Examining Narratives of Cultural Diversity in Mental Health Law
Abstract
There is a currently a dearth of critical legal literature available which highlights the lived experiences of ethno-racial people with mental health disabilities who interact with civil mental health laws, and are subsequently subjected to involuntary detention and forced psychiatric medication amongst other severe consequences (Dhir 2008). Indeed, their voices are silenced and their narratives appear to be “invisible” in the justice system and the broader mental health system. To address the theme of justice, visuality, and visibility, in this paper I examine the narratives and lived experiences of the courageous ethno-racial participants of the mental health system who have chosen to have their voices heard. The narratives are drawn from empirical data collected through seven intensive interviews with ethno-racial people with mental health disabilities (in-patients and ex-patients), who experienced discrimination while institutionalized in Ontario’s civil mental health system and interacting with mental health laws.
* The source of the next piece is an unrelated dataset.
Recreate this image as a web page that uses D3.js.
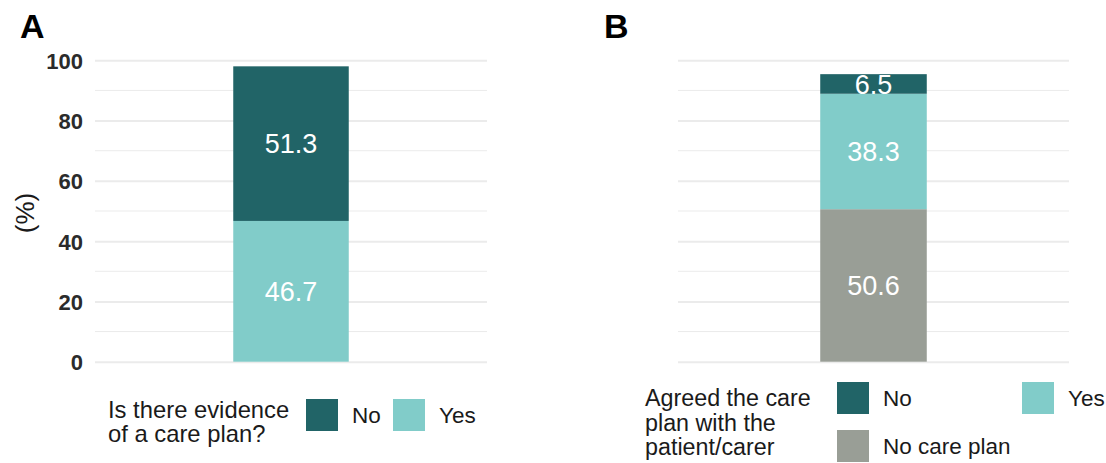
<!DOCTYPE html>
<html>
<head>
<meta charset="utf-8">
<script src="https://cdn.jsdelivr.net/npm/d3@7"></script>
<style>
  html, body { margin: 0; padding: 0; background: #ffffff; }
  svg { display: block; font-family: "Liberation Sans", Arial, sans-serif; }
</style>
</head>
<body>
<svg id="chart" width="1106" height="463"></svg>
<script>
// ---- Data ----
const yTicks = [0, 20, 40, 60, 80, 100];
const yMinorTicks = [10, 30, 50, 70, 90];

const panelA_categories = ["Yes", "No"];           // stacking order bottom -> top
const panelA_values = [46.7, 51.3];
const panelA_legendOrder = ["No", "Yes"];
const panelA_title = ["Is there evidence", "of a care plan?"];

const panelB_categories = ["No care plan", "Yes", "No"]; // bottom -> top
const panelB_values = [50.6, 38.3, 6.5];
const panelB_legendOrder = ["No", "Yes", "No care plan"];
const panelB_title = ["Agreed the care", "plan with the", "patient/carer"];

const colorMap = { "No": "#216467", "Yes": "#81CCC9", "No care plan": "#999E96" };

// ---- Layout ----
const svg = d3.select("#chart");
const y = d3.scaleLinear().domain([0, 100]).range([361.7, 60.3]);

function drawPanel(opts) {
  const g = svg.append("g");
  const x = d3.scaleBand().domain(["all"]).range([opts.x0, opts.x1])
    .paddingInner(0).paddingOuter(opts.pad);

  // minor grid
  g.selectAll("line.minor").data(yMinorTicks).join("line")
    .attr("x1", opts.x0).attr("x2", opts.x1)
    .attr("y1", d => y(d)).attr("y2", d => y(d))
    .attr("stroke", "#ebebeb").attr("stroke-width", 1);

  // major grid via axis
  const grid = g.append("g").attr("transform", `translate(${opts.x0},0)`)
    .call(d3.axisLeft(y).tickValues(yTicks).tickSize(-(opts.x1 - opts.x0)).tickFormat(""));
  grid.select(".domain").remove();
  grid.selectAll(".tick line").attr("stroke", "#ebebeb").attr("stroke-width", 2);

  if (opts.showAxis) {
    const ax = g.append("g").attr("transform", `translate(${opts.x0 - 12},0)`)
      .call(d3.axisLeft(y).tickValues(yTicks).tickSize(0).tickPadding(0));
    ax.select(".domain").remove();
    ax.selectAll(".tick text")
      .attr("font-family", "'Liberation Sans', Arial, sans-serif")
      .attr("font-size", 22).attr("font-weight", "bold").attr("fill", "#2b2b2b")
      .attr("dy", "0.36em");
    g.append("text")
      .attr("transform", `translate(34,${(y(0) + y(100)) / 2 + 2}) rotate(-90)`)
      .attr("text-anchor", "middle")
      .attr("font-size", 26).attr("fill", "#1a1a1a")
      .text("(%)");
  }

  // stacked segments
  let cum = 0;
  const segs = opts.cats.map((c, i) => {
    const s = { cat: c, v: opts.vals[i], y0: cum, y1: cum + opts.vals[i] };
    cum += opts.vals[i];
    return s;
  });
  g.selectAll("rect.seg").data(segs).join("rect")
    .attr("x", x("all")).attr("width", x.bandwidth())
    .attr("y", d => y(d.y1)).attr("height", d => y(d.y0) - y(d.y1))
    .attr("fill", d => colorMap[d.cat]);
  g.selectAll("text.val").data(segs).join("text")
    .attr("x", x("all") + x.bandwidth() / 2)
    .attr("y", d => y((d.y0 + d.y1) / 2))
    .attr("dy", "0.36em")
    .attr("text-anchor", "middle")
    .attr("font-size", 27).attr("fill", "#ffffff")
    .text(d => d.v.toFixed(1));

  // panel letter
  svg.append("text").attr("x", opts.letterX).attr("y", 38)
    .attr("font-size", 34).attr("font-weight", "bold").attr("fill", "#000")
    .text(opts.letter);

  // legend title
  g.append("text").attr("x", opts.legTitleX).attr("y", opts.legTitleY)
    .attr("font-size", opts.titleSize).attr("fill", "#1a1a1a")
    .selectAll("tspan").data(opts.title).join("tspan")
    .attr("x", opts.legTitleX).attr("dy", (d, i) => i === 0 ? 0 : opts.titleLead)
    .text(d => d);

  // legend keys
  const items = g.selectAll("g.leg").data(opts.legend).join("g")
    .attr("transform", d => `translate(${d.x},${d.y})`);
  items.append("rect").attr("width", 32).attr("height", 32)
    .attr("fill", d => colorMap[d.cat]);
  items.append("text").attr("x", 46).attr("y", 16).attr("dy", "0.36em")
    .attr("font-size", 22.5).attr("fill", "#1a1a1a")
    .text(d => d.cat);
}

drawPanel({
  x0: 95, x1: 487, pad: 1.197, showAxis: true,
  cats: panelA_categories, vals: panelA_values,
  letter: "A", letterX: 20,
  title: panelA_title, legTitleX: 108, legTitleY: 417.5, titleSize: 23.8, titleLead: 24.8,
  legend: [
    { cat: panelA_legendOrder[0], x: 306, y: 399 },
    { cat: panelA_legendOrder[1], x: 393, y: 399 }
  ]
});

drawPanel({
  x0: 678, x1: 1069, pad: 1.335, showAxis: false,
  cats: panelB_categories, vals: panelB_values,
  letter: "B", letterX: 604,
  title: panelB_title, legTitleX: 645, legTitleY: 406, titleSize: 23.3, titleLead: 24.7,
  legend: [
    { cat: panelB_legendOrder[0], x: 837, y: 382 },
    { cat: panelB_legendOrder[1], x: 1022, y: 382 },
    { cat: panelB_legendOrder[2], x: 837, y: 430 }
  ]
});
</script>
</body>
</html>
In Part I and II of this paper, the empirical data is presented and examined thematically vis-à-vis their experiences with the mental health tribunal’s (Ontario Consent and Capacity Board) pre-hearing, hearing, and post-hearing processes and the broader mental health system. Within each emerging theme, participants provide recommendations to address the inequities they have experienced within the justice system. In Part III of the paper, I argue that practitioners should adopt tenets of Therapeutic Jurisprudence to ensure that ethno-racial people with mental health disabilities are provided with procedural fairness, substantive equality and therapeutic outcomes when confronted with multiple forms of discrimination in the civil mental health system.